[PATCHv2] net: bpf: reject invalid shifts

Alexei Starovoitov alexei.starovoitov at gmail.com
Tue Jan 12 16:19:20 PST 2016


On Wed, Jan 13, 2016 at 12:59:46AM +0100, Hannes Frederic Sowa wrote:
> On 13.01.2016 00:47, Alexei Starovoitov wrote:
> >On Tue, Jan 12, 2016 at 03:28:22PM -0800, Eric Dumazet wrote:
> >>On Tue, 2016-01-12 at 12:46 -0800, Alexei Starovoitov wrote:
> >>>On Tue, Jan 12, 2016 at 09:42:39PM +0100, Daniel Borkmann wrote:
> >>
> >>>>>yep and we all know who was able to code hundreds of cBPF insns by hand ;)
> >>>>>But I'm sure that code doesn't have such broken shifts. :)))
> >>>>
> >>>>libpcap certainly supports raw filters now thanks to Chema [1]. Alternative
> >>>>could be to just mask them here, but not in eBPF verifier, but that would be
> >>>>even more inconsistent (on the other hand, we also allow holes in BPF but not
> >>>>in eBPF, so wouldn't be the first time we make things different), hmm.
> >>>
> >>>I would rather see broken classic bpf program fixed instead of continue
> >>>running them with undefined behavior.
> >>
> >>This is your choice, because you are a developer.
> >>
> >>Some people might be stuck with old software they can not update,
> >>because they do not have the money to pay developers.
> >>
> >>And no, I did not code BPF programs like that, but maybe others did, and
> >>I feel the pain of customers that might be stuck.
> >>
> >>Linus Torvalds always made clear we must provide backward compatibility,
> >>and really this discussion should not even take place.
> >>
> >>As I said, we used to load such BPF program in the past.
> >>
> >>The fact that ARM64 crashes because of a faulty JIT implementation is
> >>not an excuse.
> >
> >I would agree if those loaded programs would do something sensible,
> >but they're broken. As shown arm and arm64 would execute them
> >differently without JIT, because HW treats such shifts differently.
> >I also checked that libpcap is sane and doesn't generate broken shifts.
> >imo we're not breaking backward compatiblity here.
> 
> But on one specific platform those programs did something deterministic,
> reproducible and observable, no?
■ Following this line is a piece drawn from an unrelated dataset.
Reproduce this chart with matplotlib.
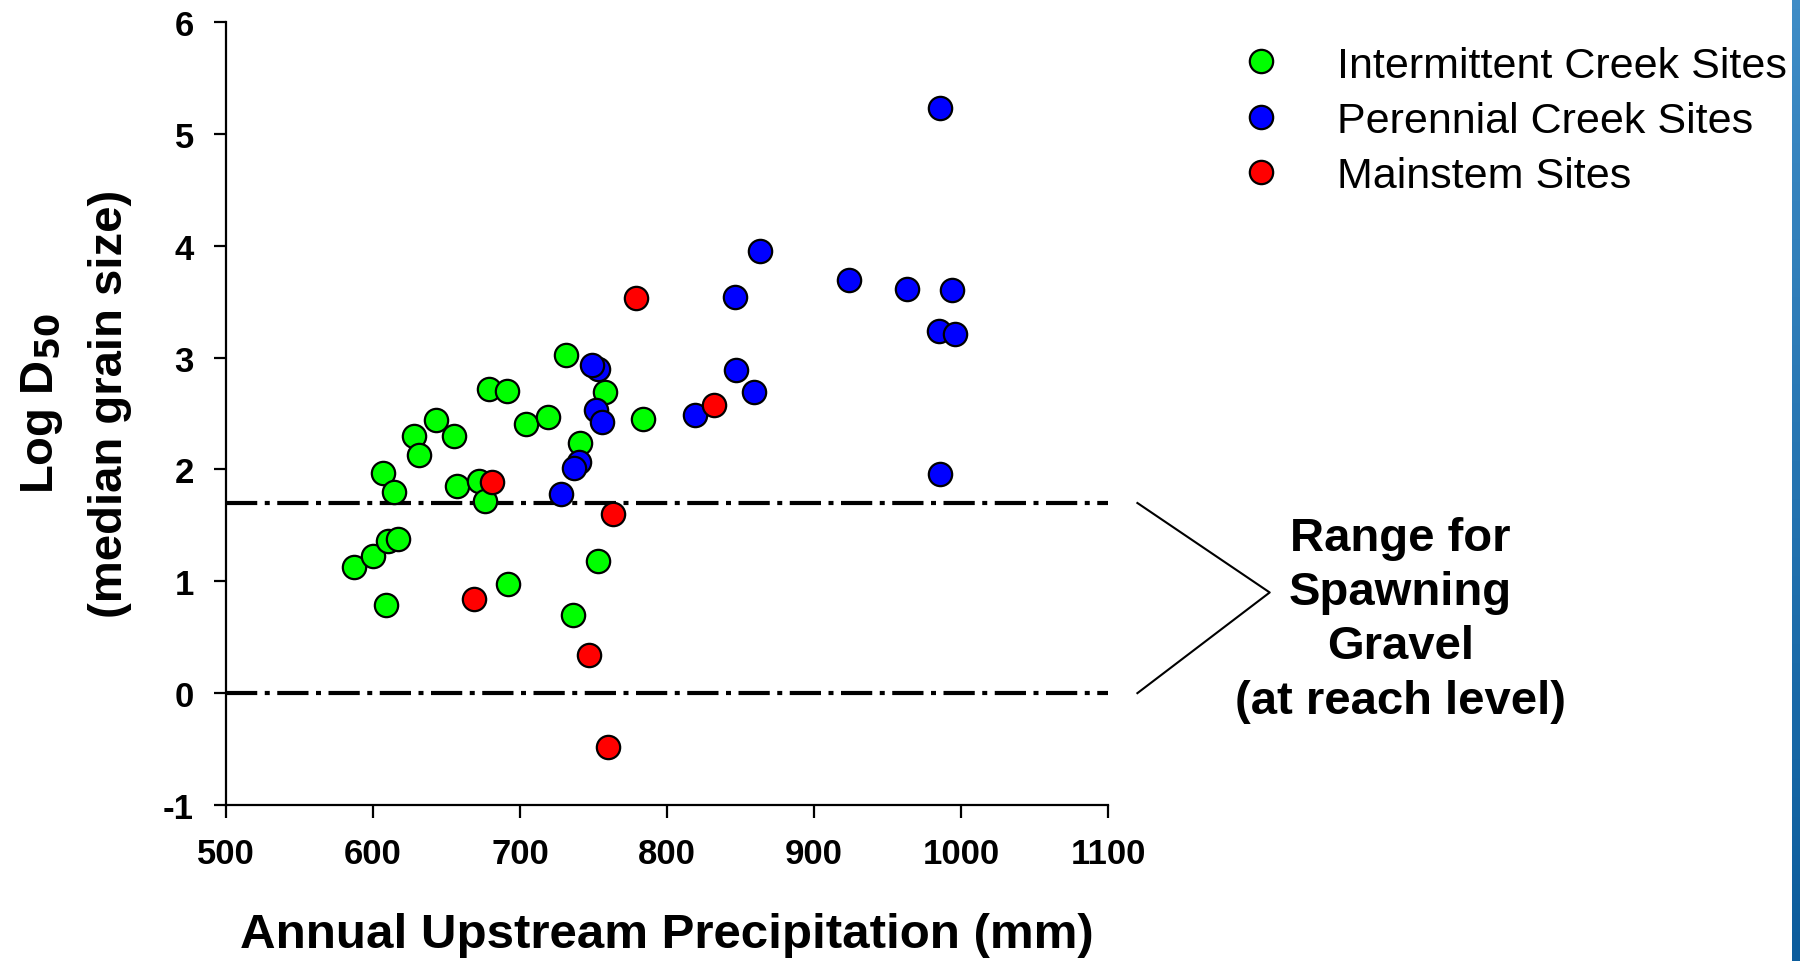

Probably most developers only cared about
> that, probably especially in the embedded segment.

No, they were not. Say we do mask K&31 instead. That may match
what x86 cpu do, but it will not match arm. You just cannot
define previously undefined behavior without breaking something.
And with error the users can actually fix their stuff.
If their software is so old and cannot be upgraded, then
they shouldn't be upgrading the kernel either, something else will break.
Starting from kernel version. Remember 2.x -> 3.x -> 4.x ?
Also the arm64 JIT crash was noticed only because of fancy fuzzing,
so let's be sensible in our risk estimations.